Friday, Oct. 25, 1968

A JACKIE KENNEDY watcher from way back, Boston Bureau Chief Gavin Scott was understandably skeptical about the story in the Boston Herald Traveler. After all, he says, "when I was in Madrid I covered a Jackie-and-Garrigues scare; when I was in London it was a Harlech scare." Now some headline writer seemed to be marrying Jackie off to Aristotle Onassis. Though the story sounded dubious, Scott was cautious enough to check it out. Soon he was on the phone to New York alerting the editors to this week's late-breaking cover story.

Within hours, TIME correspondents were going after the story in force. And in a year that has seen more than its share of grim news, their assignment offered a pleasant, if hectic, change of pace. A quick phone call to Rome sent Bureau Chief Jim Bell flying off to Athens. There, with the help of our stringer Mario Modiano, Bell chartered the only plane at the airport that was not controlled by either Onassis or the Greek government. He was taken for a look at Onassis' private island of Skorpios, and he is still frightened. "The pilot passed so low over the harbor," says Bell, "that I could see the tattoos on sailors' arms."

From Hong Kong to Paris to New York, TIME correspondents filed their contributions. In London, Bureau Chief Curt Prendergast tried to track down Lord Harlech; in Dublin, a stringer searched out the remaining Kennedy relatives. Washington's Bonnie Angelo, summoned from a Detroit union hall where Hubert Humphrey was promising higher social-security pensions, hurried eastward to deal with the world of million-dollar yachts and $3,000 dresses. From San Francisco, Bureau Chief Judson Gooding filed a personal reminiscence on the Jackie he knew when they were both students at the Sorbonne.

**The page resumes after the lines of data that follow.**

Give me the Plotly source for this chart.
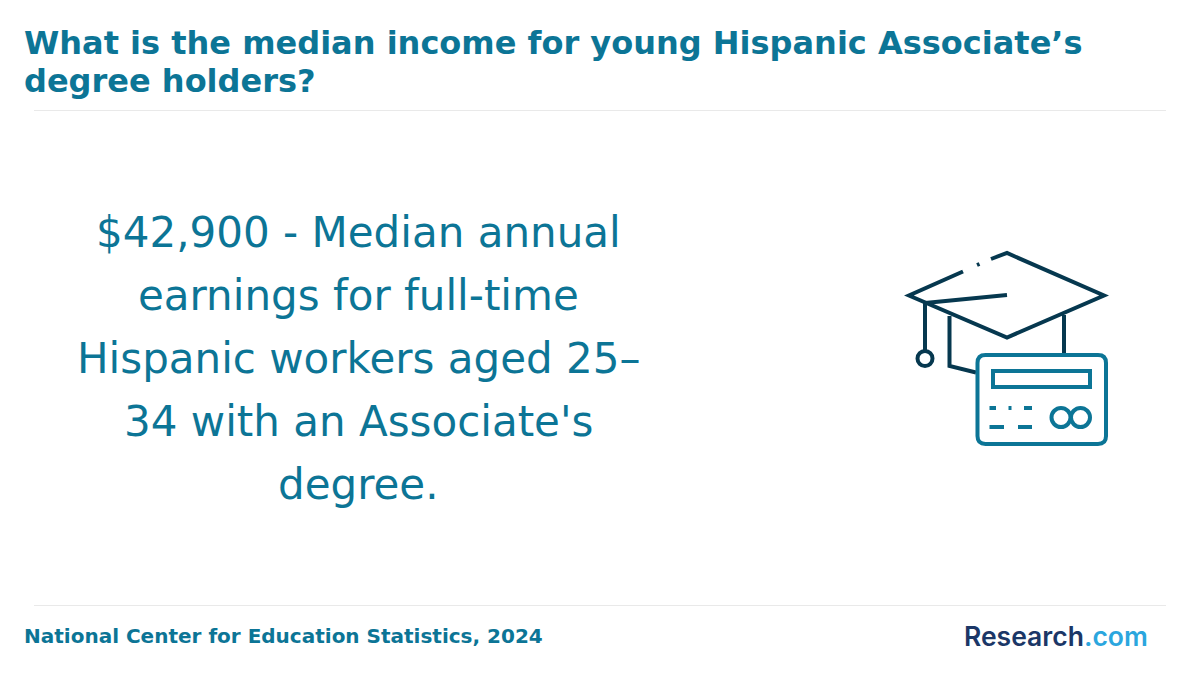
import plotly.graph_objects as go

title_lines = ["What is the median income for young Hispanic Associate’s", "degree holders?"]
body_lines = [
    "$42,900 - Median annual",
    "earnings for full-time",
    "Hispanic workers aged 25–",
    "34 with an Associate's",
    "degree.",
]
source_text = "National Center for Education Statistics, 2024"

TEAL = "#0C7596"
NAVY = "#06384F"
W, H = 1200, 680


def px(x):
    return x / W


def py(y):
    return 1 - y / H


def to_path(points, close=False):
    s = "M " + " L ".join(f"{px(x):.5f},{py(y):.5f}" for x, y in points)
    return s + (" Z" if close else "")


def line_shape(points, color, width=4):
    return dict(type="path", path=to_path(points), xref="paper", yref="paper",
                line=dict(color=color, width=width), layer="above")


def circle_shape(cx, cy, r, color, width=4):
    return dict(type="circle", xref="paper", yref="paper",
                x0=px(cx - r), x1=px(cx + r), y0=py(cy + r), y1=py(cy - r),
                line=dict(color=color, width=width))


def card_path(x0, y0, x1, y1, r):
    return (f"M {px(x0 + r):.5f},{py(y0):.5f} L {px(x1 - r):.5f},{py(y0):.5f} "
            f"Q {px(x1):.5f},{py(y0):.5f} {px(x1):.5f},{py(y0 + r):.5f} "
            f"L {px(x1):.5f},{py(y1 - r):.5f} "
            f"Q {px(x1):.5f},{py(y1):.5f} {px(x1 - r):.5f},{py(y1):.5f} "
            f"L {px(x0 + r):.5f},{py(y1):.5f} "
            f"Q {px(x0):.5f},{py(y1):.5f} {px(x0):.5f},{py(y1 - r):.5f} "
            f"L {px(x0):.5f},{py(y0 + r):.5f} "
            f"Q {px(x0):.5f},{py(y0):.5f} {px(x0 + r):.5f},{py(y0):.5f} Z")


fig = go.Figure()

shapes = [
    line_shape([(34, 110.5), (1166, 110.5)], "#E9E9E9", 1),
    line_shape([(34, 605.5), (1166, 605.5)], "#E9E9E9", 1),
    # cap
    line_shape([(991, 259), (1007, 253), (1104, 295.5), (1007, 337.5), (909, 295.5), (963, 271.5)], NAVY),
    line_shape([(977, 265), (979.5, 264)], NAVY),
    line_shape([(925, 303), (1007, 295)], NAVY),
    line_shape([(925, 303), (925, 350)], NAVY),
    circle_shape(925, 358.5, 7.5, NAVY),
    line_shape([(949.5, 316), (949.5, 366), (976, 372.5)], NAVY),
    line_shape([(1064, 315), (1064, 354)], NAVY),
    # card
    dict(type="path", path=card_path(977.5, 355, 1106, 444, 8), xref="paper", yref="paper",
         line=dict(color=TEAL, width=4)),
    dict(type="rect", xref="paper", yref="paper", x0=px(993), x1=px(1090), y0=py(387), y1=py(371),
         line=dict(color=TEAL, width=4)),
    line_shape([(989.5, 408), (996, 408)], TEAL),
    line_shape([(1008.5, 408), (1011.5, 408)], TEAL),
    line_shape([(1024, 408), (1032, 408)], TEAL),
    line_shape([(989.5, 427), (1004, 427)], TEAL),
    line_shape([(1018, 427), (1032, 427)], TEAL),
    circle_shape(1061, 417.5, 9.5, TEAL),
    circle_shape(1080.5, 417.5, 9.5, TEAL),
]

annotations = []
for text, y in zip(title_lines, [43, 81]):
    annotations.append(dict(text=text, x=px(22), y=py(y), xref="paper", yref="paper",
                            xanchor="left", yanchor="middle", showarrow=False,
                            font=dict(family="DejaVu Sans", size=32, color=TEAL, weight="bold")))
for i, text in enumerate(body_lines):
    annotations.append(dict(text=text, x=px(358.5), y=py(232 + i * 63), xref="paper", yref="paper",
                            xanchor="center", yanchor="middle", showarrow=False,
                            font=dict(family="DejaVu Sans", size=42, color=TEAL)))
annotations.append(dict(text=source_text, x=px(22), y=py(636), xref="paper", yref="paper",
                        xanchor="left", yanchor="middle", showarrow=False,
                        font=dict(family="DejaVu Sans", size=20, color=TEAL, weight="bold")))
annotations.append(dict(text="<span style='color:#1B3767'>Research</span><span style='color:#2BA6DE'>.com</span>",
                        x=px(962), y=py(636), xref="paper", yref="paper",
                        xanchor="left", yanchor="middle", showarrow=False,
                        font=dict(family="Inter", size=26.5, weight=600)))

fig.update_layout(
    width=W,
    height=H,
    margin=dict(l=0, r=0, t=0, b=0),
    paper_bgcolor="white",
    plot_bgcolor="white",
    xaxis=dict(visible=False),
    yaxis=dict(visible=False),
    shapes=shapes,
    annotations=annotations,
    showlegend=False,
)

# page body has a default margin, drop it so the figure sits at 0,0
fig.write_html("out.html", config=dict(displayModeBar=False),
               post_script="document.body.style.margin='0';")
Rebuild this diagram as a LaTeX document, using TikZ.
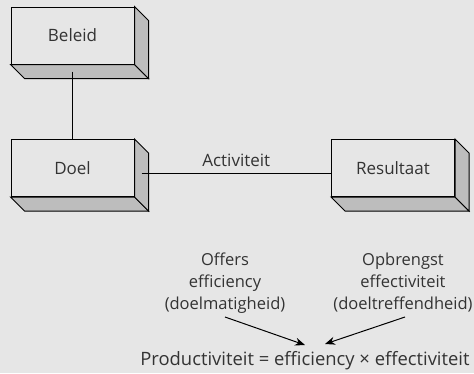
\documentclass[tikz,border=0pt]{standalone}
\usepackage{fontspec}
\setmainfont{Open Sans}
\usetikzlibrary{arrows.meta}
\definecolor{canvas}{HTML}{E6E6E6}
\definecolor{faceshade}{HTML}{BDBDBD}
\definecolor{inkgray}{HTML}{333333}
\tikzset{
  slab/.style={draw=black, line width=1pt, fill=canvas, minimum width=123pt,
    minimum height=57pt, inner sep=0pt, text=inkgray, font=\fontsize{17}{20}\selectfont},
  depthface/.style={draw=black, line width=1pt, fill=faceshade, line join=miter},
  wire/.style={draw=black, line width=0.9pt},
  note/.style={align=center, text=inkgray, inner sep=0pt, font=\fontsize{16.5}{22}\selectfont},
  push/.style={draw=black, line width=1pt, -{Stealth[length=10pt,width=8pt]}}
}
\begin{document}
\begin{tikzpicture}[x=1pt,y=-1pt]
  \fill[canvas] (0,0) rectangle (474,373);
  \useasboundingbox (0,0) rectangle (474,373);

  % front faces of the three blocks
  \node[slab] (beleid) at (72.5,35.5) {Beleid};
  \node[slab] (doel) at (72.5,168) {Doel};
  \node[slab] (result) at (393,168) {Resultaat};

  % shaded bottom and right faces of each block
  \foreach \b in {beleid,doel,result}{
    \path[depthface] (\b.south west) -- ++(14,14) -- ([shift={(14,14)}]\b.south east)
      -- (\b.south east) -- cycle;
    \path[depthface] (\b.north east) -- ++(14,14) -- ([shift={(14,14)}]\b.south east)
      -- (\b.south east) -- cycle;
  }

  % connectors between the blocks
  \draw[wire] ([yshift=-7pt]beleid.south) -- (doel.north);
  \draw[wire] ([shift={(7pt,-5pt)}]doel.east) -- ([yshift=-5pt]result.west)
    node[midway, above=6pt, inner sep=0pt, text=inkgray, font=\fontsize{17}{20}\selectfont] {Activiteit};

  % notes and the productivity relation
  \node[note] (offers) at (225,283) {Offers\\efficiency\\(doelmatigheid)};
  \node[note] (opbrengst) at (403,283) {Opbrengst\\effectiviteit\\(doeltreffendheid)};
  \node[note, font=\fontsize{18.4}{22}\selectfont] (prod) at (305,361) {Productiviteit = efficiency × effectiviteit};

  \coordinate (offersfoot) at (225,317);
  \coordinate (opbrengstfoot) at (405,317);
  \coordinate (tipleft) at (305,345);
  \coordinate (tipright) at (325,344);
  \draw[push] (offersfoot) -- (tipleft);
  \draw[push] (opbrengstfoot) -- (tipright);
\end{tikzpicture}
\end{document}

Although time was short, a rewarding amount of material eventually reached the desks of Researcher Judith Tyler, Associate Editor Robert Jones and Senior Editor Michael Demarest, who collaborated on the cover story.

Researcher Andrea Svedberg comes from a family of varied talents. Her grandfather won the 1926 Nobel Prize for chemistry. Her grandmother, a retired medical doctor in Stockholm, won the International Stalin Peace Prize in 1953.

Her father is a noted Swedish architect. She herself decided to be come a lawyer. But she lost patience with the law almost as soon as she entered school; for the past three years she has put her enthusiasm to work on TIME'S color projects. For this week's fashion layout, says Andrea, she was delighted that she and Photographer Ben Martin were able to use celebrities as models. The pros, she says, are not as much fun to deal with. "Besides, they have schedules that are as demanding as mine."